The significant majority of FTSE 100 constituents generate their revenues from overseas, so assessing how or even if the outcome on July 4th will affect revenues generated from all corners of the world and future business growth prospects could help prevent short-term activity detracting from long-term portfolio returns.
3: Could the UK general election affect pensions and savings?
Jude Cann, Financial Planner
It will be interesting to see how incumbent Chancellor Jeremy Hunt’s decision to abolish the Lifetime Allowance (LTA) plays out. The 2023 Spring Budget removed the cap on the amount people can hold in their pensions before paying tax. Labour initially pledged to reintroduce the cap but, at the time of writing, has since backtracked with Rachel Reeves deciding to drop the plans, saying it would add uncertainty for savers.
Both Labour and the Conservatives pledged to maintain the current pensions triple lock, which sees the State Pension rise annually by whichever is highest: average earnings growth, inflation, or by 2.5%. However, the Conservatives pledged to take this a step further with its triple lock plus policy to increase the tax-free pension allowance annually. It was designed to shelter more pensioners from paying income tax and highlights the importance of planning for the future and considering potential future tax implications.
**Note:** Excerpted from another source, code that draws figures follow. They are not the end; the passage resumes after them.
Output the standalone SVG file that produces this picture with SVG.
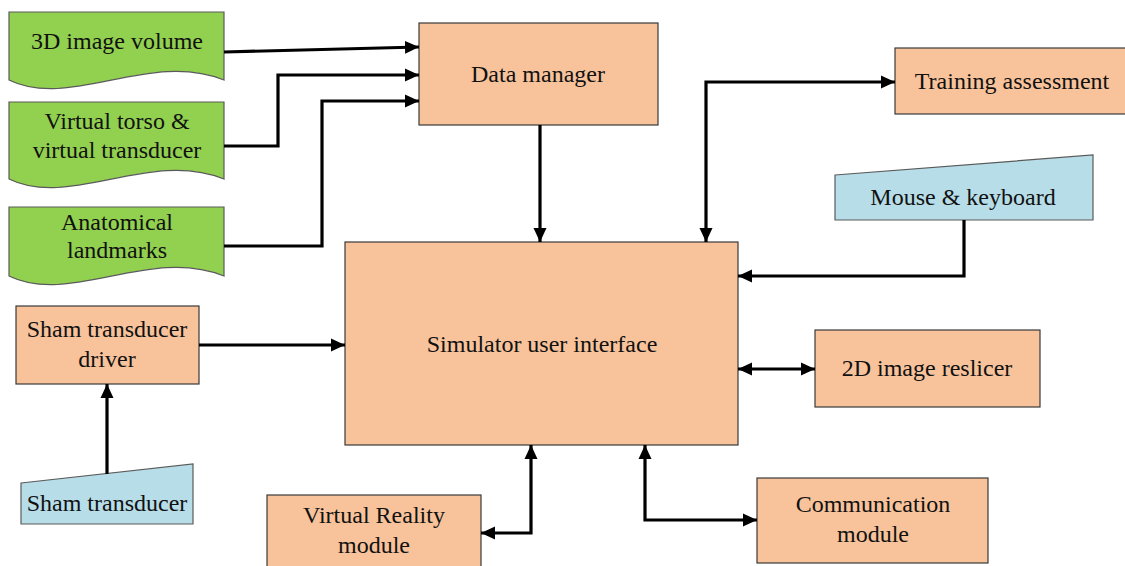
<svg xmlns="http://www.w3.org/2000/svg" width="1125" height="566" viewBox="0 0 1125 566">
  <style>
    .box { fill: #F8C39B; stroke: #3a3a3a; stroke-width: 1.2; }
    .doc { fill: #92D050; stroke: #5a5a5a; stroke-width: 1.2; }
    .input { fill: #B7DDE8; stroke: #5a5a5a; stroke-width: 1.2; }
    .lbl { font-family: "Liberation Serif", "Times New Roman", serif; font-size: 24px; fill: #111; text-anchor: middle; }
    .wire { fill: none; stroke: #000; stroke-width: 3.2; stroke-linejoin: miter; }
    .one { marker-end: url(#head); }
    .two { marker-start: url(#head); marker-end: url(#head); }
  </style>
  <defs>
    <marker id="head" markerUnits="userSpaceOnUse" markerWidth="15" markerHeight="14" refX="14" refY="6.5" orient="auto-start-reverse" viewBox="0 0 15 13">
      <path d="M0,0 L14,6.5 L0,13 Z" fill="#000"/>
    </marker>
  </defs>

  <!-- data sources (document shapes) -->
  <g id="node-volume">
    <path class="doc" d="M9,12 H224 V80 C150,50 70,110 9,80 Z"/>
    <text class="lbl" x="117" y="49">3D image volume</text>
  </g>
  <g id="node-torso">
    <path class="doc" d="M9,102 H224 V179 C150,149 70,209 9,179 Z"/>
    <text class="lbl" x="117" y="129">Virtual torso &amp;</text>
    <text class="lbl" x="117" y="158">virtual transducer</text>
  </g>
  <g id="node-landmarks">
    <path class="doc" d="M9,207 H224 V276 C150,246 70,306 9,276 Z"/>
    <text class="lbl" x="117" y="230">Anatomical</text>
    <text class="lbl" x="117" y="258">landmarks</text>
  </g>

  <!-- processing modules -->
  <g id="node-data-manager">
    <rect class="box" x="419" y="23" width="239" height="102"/>
    <text class="lbl" x="538" y="82">Data manager</text>
  </g>
  <g id="node-training">
    <rect class="box" x="895" y="48" width="235" height="66"/>
    <text class="lbl" x="1012" y="89">Training assessment</text>
  </g>
  <g id="node-mouse">
    <path class="input" d="M835,175 L1093,155 V220 H835 Z"/>
    <text class="lbl" x="963" y="205">Mouse &amp; keyboard</text>
  </g>
  <g id="node-simulator">
    <rect class="box" x="345" y="242" width="393" height="203"/>
    <text class="lbl" x="542" y="352">Simulator user interface</text>
  </g>
  <g id="node-reslicer">
    <rect class="box" x="815" y="330" width="225" height="77"/>
    <text class="lbl" x="927" y="376">2D image reslicer</text>
  </g>
  <g id="node-driver">
    <rect class="box" x="16" y="306" width="183" height="78"/>
    <text class="lbl" x="107" y="337">Sham transducer</text>
    <text class="lbl" x="107" y="367">driver</text>
  </g>
  <g id="node-sham">
    <path class="input" d="M21,483 L193,464 V524 H21 Z"/>
    <text class="lbl" x="107" y="511">Sham transducer</text>
  </g>
  <g id="node-vr">
    <rect class="box" x="267" y="495" width="214" height="80"/>
    <text class="lbl" x="374" y="523">Virtual Reality</text>
    <text class="lbl" x="374" y="553">module</text>
  </g>
  <g id="node-comm">
    <rect class="box" x="757" y="478" width="231" height="85"/>
    <text class="lbl" x="873" y="512">Communication</text>
    <text class="lbl" x="873" y="542">module</text>
  </g>

  <!-- connectors -->
  <g id="connectors">
    <path class="wire one" d="M224,52 L419,47"/>
    <path class="wire one" d="M224,146 H278 V75 H419"/>
    <path class="wire one" d="M224,246 H322 V101 H419"/>
    <path class="wire one" d="M540,125 V242"/>
    <path class="wire two" d="M706,242 V82 H895"/>
    <path class="wire one" d="M964,220 V276 H738"/>
    <path class="wire two" d="M738,369 H815"/>
    <path class="wire one" d="M199,345 H345"/>
    <path class="wire one" d="M107,474 V384"/>
    <path class="wire two" d="M531,445 V533 H481"/>
    <path class="wire two" d="M645,445 V520 H757"/>
  </g>
</svg>
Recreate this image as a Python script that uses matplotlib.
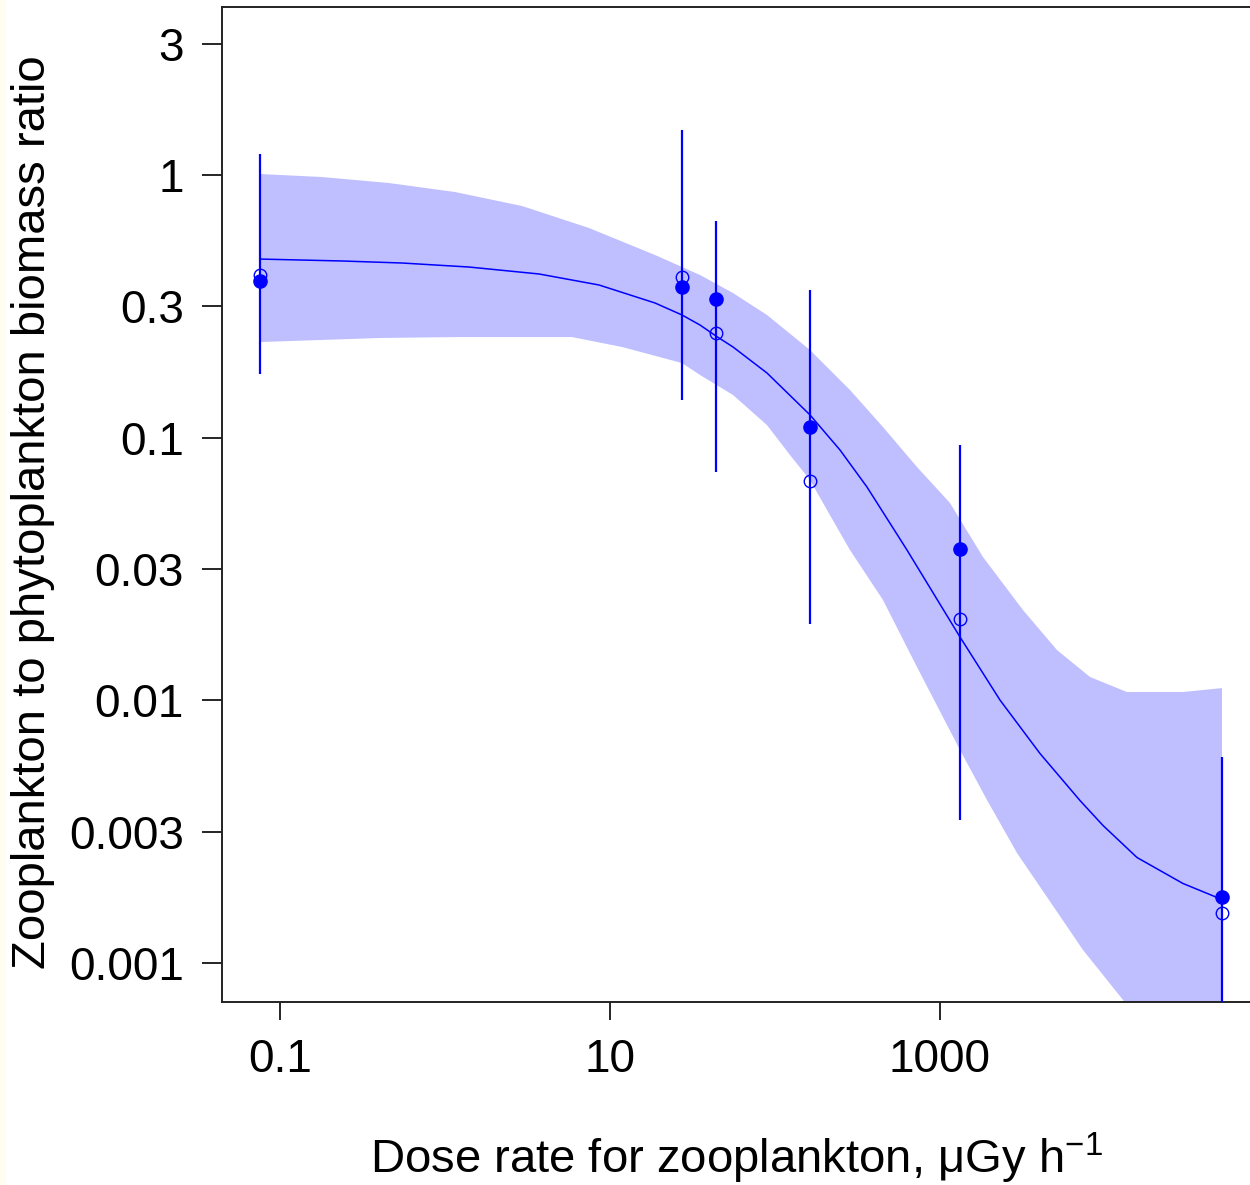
import numpy as np
import matplotlib
matplotlib.use("Agg")
import matplotlib.pyplot as plt
from matplotlib.patches import Rectangle

plt.rcParams['font.family'] = ['Liberation Sans', 'DejaVu Sans']
plt.rcParams['mathtext.fontset'] = 'custom'
plt.rcParams['mathtext.rm'] = 'Liberation Sans'
plt.rcParams['mathtext.it'] = 'Liberation Sans'

# ---- data ----
dose = [0.0756, 27.3, 43.9, 163, 1322, 51180]
ratio_filled = [0.395, 0.375, 0.337, 0.1098, 0.0377, 0.001785]
ratio_open = [0.416, 0.409, 0.250, 0.0684, 0.0204, 0.00155]
err_low = [0.1748, 0.1391, 0.0743, 0.01954, 0.00351, 0.0005]
err_high = [1.197, 1.483, 0.670, 0.365, 0.0942, 0.00611]

fit_x = [0.07562, 0.2375, 0.5488, 1.398, 3.713, 8.577, 18.74, 27.31, 35.12, 43.90,
         55.66, 89.45, 163.0, 247.7, 361.0, 631.0, 1322, 2310, 4037, 7054, 9725,
         15630, 29700, 51180]
fit_y = [0.4787, 0.4707, 0.4624, 0.4464, 0.4200, 0.3814, 0.3257, 0.2932, 0.2685, 0.2438,
         0.2215, 0.1763, 0.1221, 0.0898, 0.0649, 0.03736, 0.01743, 0.01003, 0.006278,
         0.004158, 0.003341, 0.002523, 0.002009, 0.001746]

band_up_x = [0.07562, 0.1797, 0.4577, 1.150, 2.929, 7.458, 18.74, 35.12, 55.66, 89.45,
             163.0, 284.8, 451.3, 725.4, 1150, 1822, 3184, 5118, 8111, 13590, 29700, 51180]
band_up_y = [1.0088, 0.9826, 0.9322, 0.8615, 0.7621, 0.6285, 0.4960, 0.4163, 0.3554, 0.2932,
             0.2157, 0.1519, 0.1098, 0.07735, 0.05641, 0.03514, 0.02208, 0.01555, 0.01228,
             0.01076, 0.01076, 0.01114]

band_lo_x = [0.07562, 0.3981, 1.150, 5.885, 11.82, 27.31, 35.12, 55.66, 89.45, 123.3,
             163.0, 206.7, 284.8, 451.3, 725.4, 1322, 1927, 2929, 7356, 12860, 51180]
band_lo_y = [0.2313, 0.2396, 0.2416, 0.2416, 0.2215, 0.1924, 0.1733, 0.1454, 0.1117, 0.0859,
             0.0690, 0.05306, 0.03736, 0.02411, 0.01340, 0.006475, 0.004177,
             0.002625, 0.001122, 0.000724, 0.000212]

xtick_vals = [0.1, 10, 1000]
xtick_labels = ["0.1", "10", "1000"]
ytick_exponents = [0.5, 0, -0.5, -1, -1.5, -2, -2.5, -3]
ytick_labels = ["3", "1", "0.3", "0.1", "0.03", "0.01", "0.003", "0.001"]

# ---- figure ----
fig = plt.figure(figsize=(12.5, 11.85), dpi=100)
fig.patch.set_facecolor('white')
fig.patches.append(Rectangle((0, 0), 6 / 1250, 1, transform=fig.transFigure,
                             facecolor='#fffdf0', edgecolor='none', zorder=0))

ax = fig.add_axes([222 / 1250, 1 - 1002 / 1185, 1 - 222 / 1250, (1002 - 7) / 1185])
ax.set_xscale('log')
ax.set_yscale('log')

blue = '#0000ff'
poly_x = list(band_up_x) + list(band_lo_x[::-1])
poly_y = list(band_up_y) + list(band_lo_y[::-1])
ax.fill(poly_x, poly_y, color='#bfbfff', lw=0, zorder=1)

ax.plot(fit_x, fit_y, color=blue, lw=1.1, zorder=2)

ax.vlines(dose, err_low, err_high, color=blue, lw=1.6, zorder=3)
ax.plot(dose, ratio_open, 'o', ms=9, mfc='none', mec=blue, mew=1.0, zorder=4)
ax.plot(dose, ratio_filled, 'o', ms=9.5, mfc=blue, mec=blue, zorder=5)

ax.set_xlim(0.04451, 75660)
ax.set_ylim(0.000711, 4.361)

ax.set_xticks(xtick_vals)
ax.set_xticklabels(xtick_labels)
ax.set_yticks([10.0 ** e for e in ytick_exponents])
ax.set_yticklabels(ytick_labels)
ax.minorticks_off()

ax.tick_params(axis='x', direction='out', length=13, width=1.2, pad=13, labelsize=33)
ax.tick_params(axis='y', direction='out', length=14.5, width=1.2, pad=13, labelsize=33)

for s in ['left', 'bottom', 'top']:
    ax.spines[s].set_linewidth(1.4)
    ax.spines[s].set_color('#222222')
ax.spines['right'].set_visible(False)

ax.set_xlabel(r"Dose rate for zooplankton, μGy h$^{-1}$", fontsize=34, labelpad=35)
ax.set_ylabel("Zooplankton to phytoplankton biomass ratio", fontsize=34)
ax.yaxis.set_label_coords(-0.1625, 0.4925)

fig.savefig("out.png", dpi=100)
For savers, there was confirmation there will be a new additional ISA allowance, the British ISA, in March’s Budget. The results of a consultation are currently being analysed and we await with interest the detail of how it can be invested and how the proposal progresses after the election. It has been stated the £5,000 allowance will be on top of
the current £20,000 ISA allowance.
4: How might stocks and shares respond to the UK General Election?
James Igoe, Head of Office, Manchester
I think markets have been rather sanguine in anticipation of a Labour Government and that has meant a lot of what we might expect to see in a more tightly run race to this point hasn’t given many pointers as to what may happen post-4th July.
However, if we are to see a Labour Government, we might expect to see housing and housing-related stocks move forward given some of the rhetoric around wanting to improve the housing supply and the various tools that could be implemented to support this within that sector.
A lack of investment into the UK stock market generally has caused concerns around the sustainability of large parts of the UK market and its attractiveness to overseas and domestic investors. This will have to be tackled head on to help improve the prospect of companies listing and remaining on the UK market.
Over the long-term it can be said that markets adjust pre-and post-election to what they expect is coming around the corner. However, over the long-term, a well-managed and well-diversified portfolio is what counts, not speculating on the short-term.
5: Economic growth will remain a key challenge
Alastair Power, Investment Research Manager
Promoting the UK as an attractive business destination will likely remain a key challenge regardless of the party in power.
Business friendly, growth-focused economic policies that encourage global businesses to the UK and incentivise domestic businesses to increase investment spending are key contributing factors to driving long-term economic growth.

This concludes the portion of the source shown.